**Given instruction:**
Retype these lines and no others: the line holding "Reproduce this chart with Chart.js.", the line holding "const percents = [63, 88, 100];", and all lines between them. Pictures stay out.

**Extracted data:**

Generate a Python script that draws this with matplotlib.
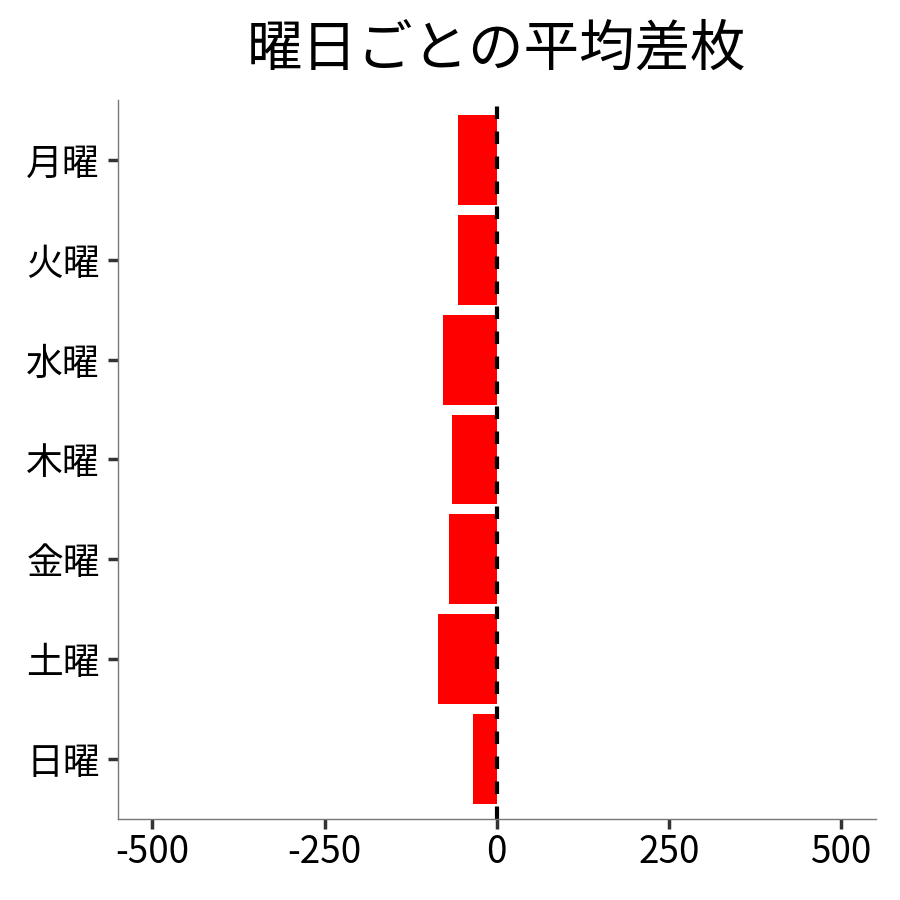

* * *

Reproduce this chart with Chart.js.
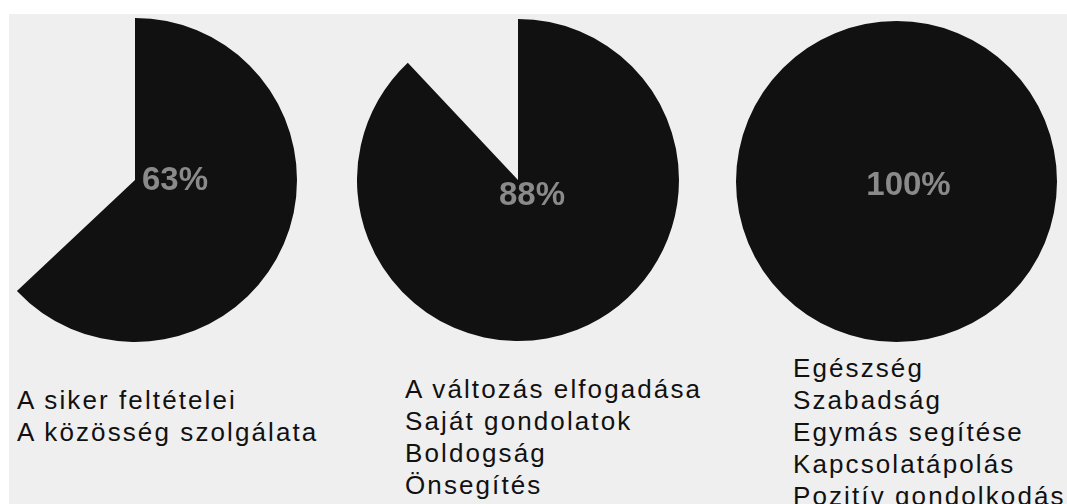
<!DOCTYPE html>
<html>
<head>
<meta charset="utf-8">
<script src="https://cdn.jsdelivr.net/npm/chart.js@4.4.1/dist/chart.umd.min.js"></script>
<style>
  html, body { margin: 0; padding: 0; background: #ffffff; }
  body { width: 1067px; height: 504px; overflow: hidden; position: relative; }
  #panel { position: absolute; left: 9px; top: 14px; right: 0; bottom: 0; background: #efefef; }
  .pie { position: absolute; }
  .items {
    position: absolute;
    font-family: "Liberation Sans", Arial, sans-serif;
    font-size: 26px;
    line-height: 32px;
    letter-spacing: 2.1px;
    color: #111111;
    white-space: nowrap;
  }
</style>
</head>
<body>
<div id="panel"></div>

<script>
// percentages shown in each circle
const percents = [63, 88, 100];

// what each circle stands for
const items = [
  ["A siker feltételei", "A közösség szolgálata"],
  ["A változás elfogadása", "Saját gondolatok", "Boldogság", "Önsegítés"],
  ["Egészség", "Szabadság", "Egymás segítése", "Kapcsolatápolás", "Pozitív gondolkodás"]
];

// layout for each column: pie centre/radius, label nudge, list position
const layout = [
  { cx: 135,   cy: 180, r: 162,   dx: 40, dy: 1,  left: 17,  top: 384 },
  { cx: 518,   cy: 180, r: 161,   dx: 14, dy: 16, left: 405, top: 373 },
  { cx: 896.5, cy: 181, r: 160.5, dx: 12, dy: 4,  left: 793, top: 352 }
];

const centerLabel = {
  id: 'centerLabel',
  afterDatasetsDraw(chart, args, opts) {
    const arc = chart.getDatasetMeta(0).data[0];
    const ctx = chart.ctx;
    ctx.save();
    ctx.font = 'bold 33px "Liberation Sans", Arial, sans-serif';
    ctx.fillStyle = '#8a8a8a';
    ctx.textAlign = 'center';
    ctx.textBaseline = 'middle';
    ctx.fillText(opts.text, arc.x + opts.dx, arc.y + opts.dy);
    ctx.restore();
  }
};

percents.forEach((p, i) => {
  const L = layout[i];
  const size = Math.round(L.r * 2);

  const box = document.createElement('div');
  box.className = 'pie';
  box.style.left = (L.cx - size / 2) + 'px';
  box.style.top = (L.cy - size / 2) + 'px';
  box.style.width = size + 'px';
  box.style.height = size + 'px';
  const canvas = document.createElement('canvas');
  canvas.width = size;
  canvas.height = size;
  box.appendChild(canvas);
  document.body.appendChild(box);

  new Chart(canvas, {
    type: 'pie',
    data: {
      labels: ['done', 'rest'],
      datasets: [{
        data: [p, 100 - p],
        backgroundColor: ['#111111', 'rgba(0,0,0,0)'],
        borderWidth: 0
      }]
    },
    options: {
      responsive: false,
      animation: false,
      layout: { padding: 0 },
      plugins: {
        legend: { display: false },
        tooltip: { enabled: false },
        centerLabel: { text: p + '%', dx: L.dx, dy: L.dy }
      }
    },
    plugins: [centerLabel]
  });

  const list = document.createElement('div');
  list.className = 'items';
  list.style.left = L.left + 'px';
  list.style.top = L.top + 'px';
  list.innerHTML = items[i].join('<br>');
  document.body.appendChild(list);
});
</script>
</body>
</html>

**Solution to the exercise:**
Reproduce this chart with Chart.js.
<!DOCTYPE html>
<html>
<head>
<meta charset="utf-8">
<script src="https://cdn.jsdelivr.net/npm/chart.js@4.4.1/dist/chart.umd.min.js"></script>
<style>
  html, body { margin: 0; padding: 0; background: #ffffff; }
  body { width: 1067px; height: 504px; overflow: hidden; position: relative; }
  #panel { position: absolute; left: 9px; top: 14px; right: 0; bottom: 0; background: #efefef; }
  .pie { position: absolute; }
  .items {
    position: absolute;
    font-family: "Liberation Sans", Arial, sans-serif;
    font-size: 26px;
    line-height: 32px;
    letter-spacing: 2.1px;
    color: #111111;
    white-space: nowrap;
  }
</style>
</head>
<body>
<div id="panel"></div>

<script>
// percentages shown in each circle
const percents = [63, 88, 100];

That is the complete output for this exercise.